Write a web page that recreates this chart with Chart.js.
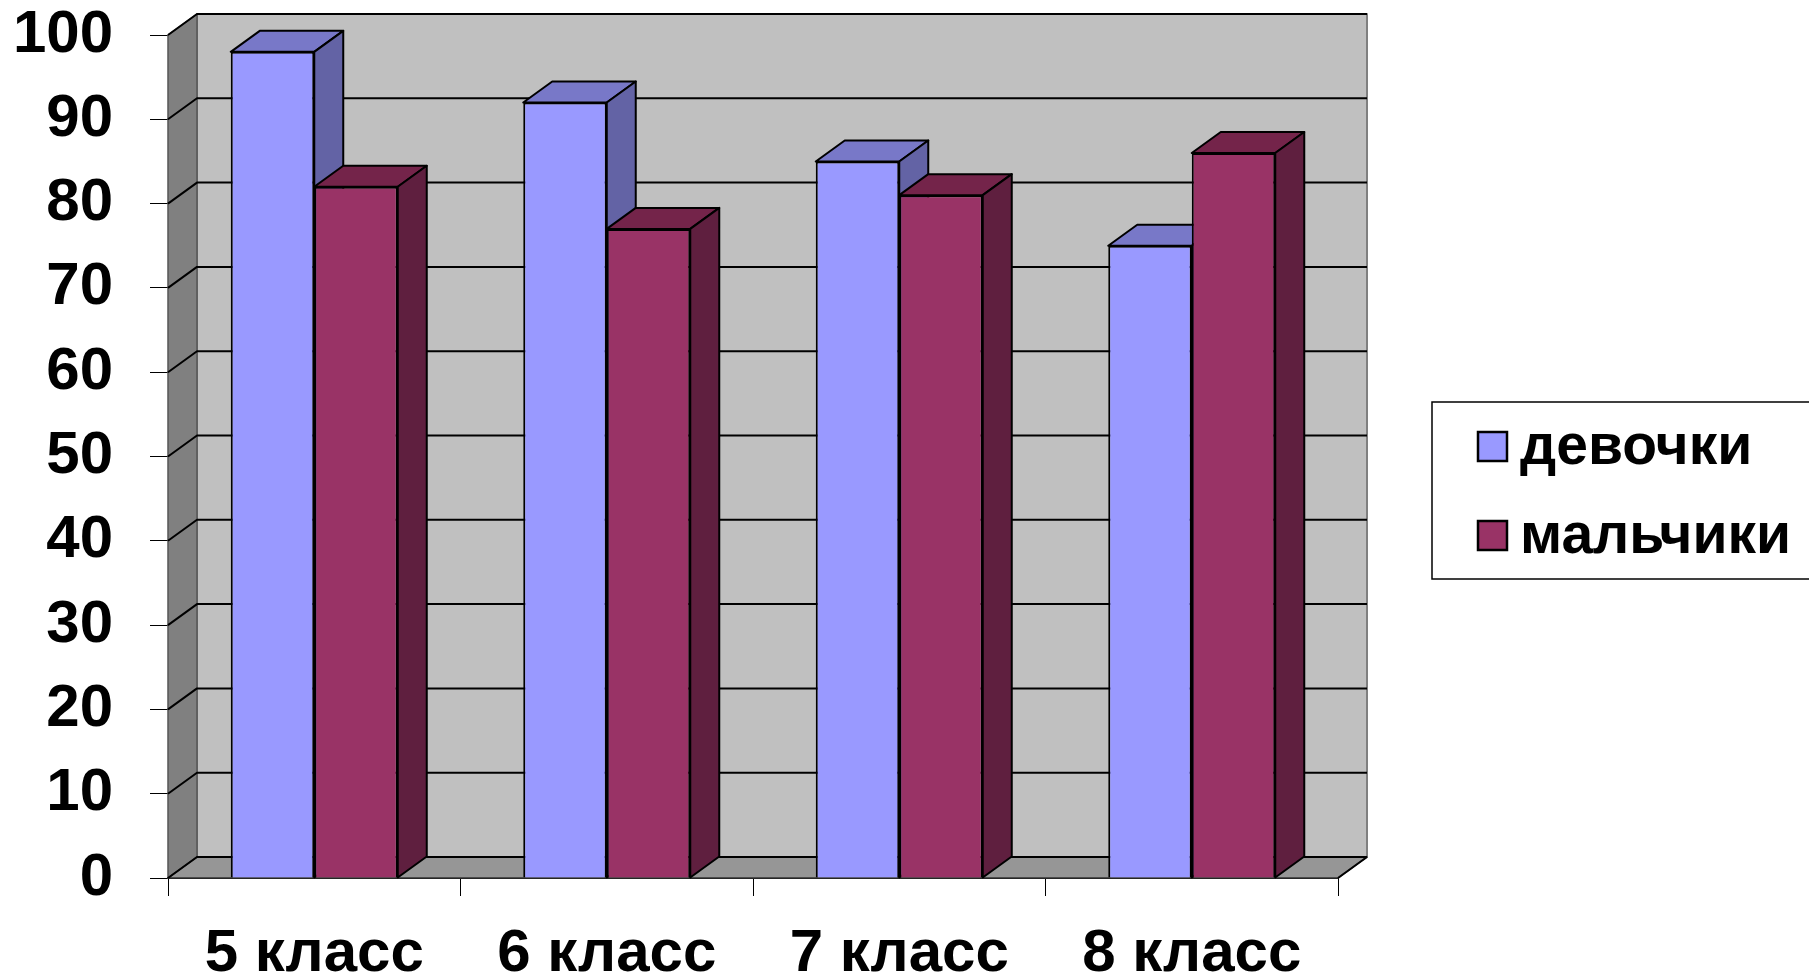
<!DOCTYPE html>
<html>
<head>
<meta charset="utf-8">
<script src="https://cdn.jsdelivr.net/npm/chart.js@4.4.0/dist/chart.umd.min.js"></script>
<style>
  html, body { margin: 0; padding: 0; background: #ffffff; }
  #wrap { width: 1809px; height: 977px; }
</style>
</head>
<body>
<div id="wrap"><canvas id="c" width="1809" height="977"></canvas></div>
<script>
// ---- data ----
const categories = ['5 класс', '6 класс', '7 класс', '8 класс'];
const girlsLabel = 'девочки';
const boysLabel = 'мальчики';
const girlsValues = [98, 92, 85, 75];
const boysValues = [82, 77, 81, 86];
const yTicks = [0, 10, 20, 30, 40, 50, 60, 70, 80, 90, 100];

// ---- style ----
const FONT = '"Liberation Sans", Arial, Helvetica, sans-serif';
const DX = 29, DY = 21;               // 3D depth offset
const girlsColors = { front: '#9999FF', top: '#7878C8', side: '#6363A5' };
const boysColors  = { front: '#993366', top: '#74244A', side: '#5F1F3F' };

function poly(ctx, pts, fill, stroke, lw) {
  ctx.beginPath();
  ctx.moveTo(pts[0][0], pts[0][1]);
  for (let i = 1; i < pts.length; i++) ctx.lineTo(pts[i][0], pts[i][1]);
  ctx.closePath();
  if (fill) { ctx.fillStyle = fill; ctx.fill(); }
  if (stroke) { ctx.strokeStyle = stroke; ctx.lineWidth = lw || 1; ctx.stroke(); }
}

const threeD = {
  id: 'threeD',
  beforeDatasetsDraw(chart) {
    const ctx = chart.ctx;
    const ys = chart.scales.y, ca = chart.chartArea;
    const L = ca.left, R = ca.right, T = ys.getPixelForValue(100), B = ys.getPixelForValue(0);
    ctx.save();
    ctx.lineJoin = 'round';
    // back wall
    poly(ctx, [[L + DX, T - DY], [R + DX, T - DY], [R + DX, B - DY], [L + DX, B - DY]], '#C0C0C0', '#808080', 2);
    // left wall
    poly(ctx, [[L, T], [L + DX, T - DY], [L + DX, B - DY], [L, B]], '#808080', '#555555', 1.5);
    // floor
    poly(ctx, [[L, B], [L + DX, B - DY], [R + DX, B - DY], [R, B]], '#969696', '#333333', 1.5);
    // gridlines
    ctx.strokeStyle = '#000';
    ctx.lineWidth = 2;
    yTicks.forEach(v => {
      const y = ys.getPixelForValue(v);
      ctx.beginPath();
      ctx.moveTo(L, y);
      ctx.lineTo(L + DX, y - DY);
      ctx.lineTo(R + DX, y - DY);
      ctx.stroke();
    });
    // right floor edge
    ctx.beginPath();
    ctx.moveTo(R, B); ctx.lineTo(R + DX, B - DY);
    ctx.stroke();

    // top and side faces of bars
    const metaG = chart.getDatasetMeta(0), metaB = chart.getDatasetMeta(1);
    const sets = [[metaG, girlsColors], [metaB, boysColors]];
    for (let i = 0; i < categories.length; i++) {
      sets.forEach(([meta, col]) => {
        const el = meta.data[i];
        const p = el.getProps(['x', 'y', 'base', 'width'], true);
        const l = p.x - p.width / 2, r = p.x + p.width / 2;
        poly(ctx, [[l, p.y], [l + DX, p.y - DY], [r + DX, p.y - DY], [r, p.y]], col.top, '#000', 2);
        poly(ctx, [[r, p.y], [r + DX, p.y - DY], [r + DX, p.base - DY], [r, p.base]], col.side, '#000', 2);
      });
    }
    ctx.restore();
  },
  afterDraw(chart) {
    const ctx = chart.ctx;
    ctx.save();
    // legend box
    ctx.strokeStyle = '#000';
    ctx.lineWidth = 1.5;
    ctx.strokeRect(1432, 402, 400, 177);
    ctx.font = 'bold 57px ' + FONT;
    ctx.textBaseline = 'middle';
    ctx.textAlign = 'left';
    const rows = [446, 535];
    chart.data.datasets.forEach((ds, i) => {
      const y = rows[i];
      ctx.fillStyle = ds.backgroundColor;
      ctx.fillRect(1478, y - 14, 29, 29);
      ctx.lineWidth = 2.5;
      ctx.strokeStyle = '#000';
      ctx.strokeRect(1478, y - 14, 29, 29);
      ctx.fillStyle = '#000';
      ctx.fillText(ds.label, 1520, y + 2);
    });
    ctx.restore();
  }
};

new Chart(document.getElementById('c'), {
  type: 'bar',
  data: {
    labels: categories,
    datasets: [
      { label: girlsLabel, data: girlsValues, backgroundColor: girlsColors.front, borderColor: '#000', borderWidth: 2 },
      { label: boysLabel, data: boysValues, backgroundColor: boysColors.front, borderColor: '#000', borderWidth: 2 }
    ]
  },
  options: {
    responsive: false,
    devicePixelRatio: 1,
    animation: false,
    events: [],
    layout: { padding: { top: 35, right: 471, bottom: 0, left: 0 } },
    datasets: { bar: { categoryPercentage: 0.571, barPercentage: 1.0 } },
    plugins: { legend: { display: false }, tooltip: { enabled: false }, title: { display: false } },
    scales: {
      x: {
        afterFit(scale) { scale.height = 99; scale.paddingLeft = 0; scale.paddingRight = 0; },
        grid: { offset: true, drawOnChartArea: false, drawTicks: true, tickLength: 18, color: '#000', lineWidth: 1 },
        border: { display: true, color: '#000', width: 2 },
        ticks: { color: '#000', padding: 22, font: { family: FONT, size: 60, weight: 'bold' }, maxRotation: 0 }
      },
      y: {
        min: 0, max: 100,
        afterFit(scale) { scale.width = 168; scale.paddingTop = 0; scale.paddingBottom = 0; },
        afterBuildTicks(scale) { scale.ticks = yTicks.map(v => ({ value: v })); },
        grid: { drawOnChartArea: false, drawTicks: true, tickLength: 18, color: '#000', lineWidth: 1 },
        border: { display: false },
        ticks: { color: '#000', padding: 37, font: { family: FONT, size: 60, weight: 'bold' } }
      }
    }
  },
  plugins: [threeD]
});
</script>
</body>
</html>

_ _ _ _ _

Write out the listing above again, exactly, but with no pictures in the copy.

» Final result
Write a web page that recreates this chart with Chart.js.
<!DOCTYPE html>
<html>
<head>
<meta charset="utf-8">
<script src="https://cdn.jsdelivr.net/npm/chart.js@4.4.0/dist/chart.umd.min.js"></script>
<style>
  html, body { margin: 0; padding: 0; background: #ffffff; }
  #wrap { width: 1809px; height: 977px; }
</style>
</head>
<body>
<div id="wrap"><canvas id="c" width="1809" height="977"></canvas></div>
<script>
// ---- data ----
const categories = ['5 класс', '6 класс', '7 класс', '8 класс'];
const girlsLabel = 'девочки';
const boysLabel = 'мальчики';
const girlsValues = [98, 92, 85, 75];
const boysValues = [82, 77, 81, 86];
const yTicks = [0, 10, 20, 30, 40, 50, 60, 70, 80, 90, 100];

// ---- style ----
const FONT = '"Liberation Sans", Arial, Helvetica, sans-serif';
const DX = 29, DY = 21;               // 3D depth offset
const girlsColors = { front: '#9999FF', top: '#7878C8', side: '#6363A5' };
const boysColors  = { front: '#993366', top: '#74244A', side: '#5F1F3F' };

function poly(ctx, pts, fill, stroke, lw) {
  ctx.beginPath();
  ctx.moveTo(pts[0][0], pts[0][1]);
  for (let i = 1; i < pts.length; i++) ctx.lineTo(pts[i][0], pts[i][1]);
  ctx.closePath();
  if (fill) { ctx.fillStyle = fill; ctx.fill(); }
  if (stroke) { ctx.strokeStyle = stroke; ctx.lineWidth = lw || 1; ctx.stroke(); }
}

const threeD = {
  id: 'threeD',
  beforeDatasetsDraw(chart) {
    const ctx = chart.ctx;
    const ys = chart.scales.y, ca = chart.chartArea;
    const L = ca.left, R = ca.right, T = ys.getPixelForValue(100), B = ys.getPixelForValue(0);
    ctx.save();
    ctx.lineJoin = 'round';
    // back wall
    poly(ctx, [[L + DX, T - DY], [R + DX, T - DY], [R + DX, B - DY], [L + DX, B - DY]], '#C0C0C0', '#808080', 2);
    // left wall
    poly(ctx, [[L, T], [L + DX, T - DY], [L + DX, B - DY], [L, B]], '#808080', '#555555', 1.5);
    // floor
    poly(ctx, [[L, B], [L + DX, B - DY], [R + DX, B - DY], [R, B]], '#969696', '#333333', 1.5);
    // gridlines
    ctx.strokeStyle = '#000';
    ctx.lineWidth = 2;
    yTicks.forEach(v => {
      const y = ys.getPixelForValue(v);
      ctx.beginPath();
      ctx.moveTo(L, y);
      ctx.lineTo(L + DX, y - DY);
      ctx.lineTo(R + DX, y - DY);
      ctx.stroke();
    });
    // right floor edge
    ctx.beginPath();
    ctx.moveTo(R, B); ctx.lineTo(R + DX, B - DY);
    ctx.stroke();

    // top and side faces of bars
    const metaG = chart.getDatasetMeta(0), metaB = chart.getDatasetMeta(1);
    const sets = [[metaG, girlsColors], [metaB, boysColors]];
    for (let i = 0; i < categories.length; i++) {
      sets.forEach(([meta, col]) => {
        const el = meta.data[i];
        const p = el.getProps(['x', 'y', 'base', 'width'], true);
        const l = p.x - p.width / 2, r = p.x + p.width / 2;
        poly(ctx, [[l, p.y], [l + DX, p.y - DY], [r + DX, p.y - DY], [r, p.y]], col.top, '#000', 2);
        poly(ctx, [[r, p.y], [r + DX, p.y - DY], [r + DX, p.base - DY], [r, p.base]], col.side, '#000', 2);
      });
    }
    ctx.restore();
  },
  afterDraw(chart) {
    const ctx = chart.ctx;
    ctx.save();
    // legend box
    ctx.strokeStyle = '#000';
    ctx.lineWidth = 1.5;
    ctx.strokeRect(1432, 402, 400, 177);
    ctx.font = 'bold 57px ' + FONT;
    ctx.textBaseline = 'middle';
    ctx.textAlign = 'left';
    const rows = [446, 535];
    chart.data.datasets.forEach((ds, i) => {
      const y = rows[i];
      ctx.fillStyle = ds.backgroundColor;
      ctx.fillRect(1478, y - 14, 29, 29);
      ctx.lineWidth = 2.5;
      ctx.strokeStyle = '#000';
      ctx.strokeRect(1478, y - 14, 29, 29);
      ctx.fillStyle = '#000';
      ctx.fillText(ds.label, 1520, y + 2);
    });
    ctx.restore();
  }
};

new Chart(document.getElementById('c'), {
  type: 'bar',
  data: {
    labels: categories,
    datasets: [
      { label: girlsLabel, data: girlsValues, backgroundColor: girlsColors.front, borderColor: '#000', borderWidth: 2 },
      { label: boysLabel, data: boysValues, backgroundColor: boysColors.front, borderColor: '#000', borderWidth: 2 }
    ]
  },
  options: {
    responsive: false,
    devicePixelRatio: 1,
    animation: false,
    events: [],
    layout: { padding: { top: 35, right: 471, bottom: 0, left: 0 } },
    datasets: { bar: { categoryPercentage: 0.571, barPercentage: 1.0 } },
    plugins: { legend: { display: false }, tooltip: { enabled: false }, title: { display: false } },
    scales: {
      x: {
        afterFit(scale) { scale.height = 99; scale.paddingLeft = 0; scale.paddingRight = 0; },
        grid: { offset: true, drawOnChartArea: false, drawTicks: true, tickLength: 18, color: '#000', lineWidth: 1 },
        border: { display: true, color: '#000', width: 2 },
        ticks: { color: '#000', padding: 22, font: { family: FONT, size: 60, weight: 'bold' }, maxRotation: 0 }
      },
      y: {
        min: 0, max: 100,
        afterFit(scale) { scale.width = 168; scale.paddingTop = 0; scale.paddingBottom = 0; },
        afterBuildTicks(scale) { scale.ticks = yTicks.map(v => ({ value: v })); },
        grid: { drawOnChartArea: false, drawTicks: true, tickLength: 18, color: '#000', lineWidth: 1 },
        border: { display: false },
        ticks: { color: '#000', padding: 37, font: { family: FONT, size: 60, weight: 'bold' } }
      }
    }
  },
  plugins: [threeD]
});
</script>
</body>
</html>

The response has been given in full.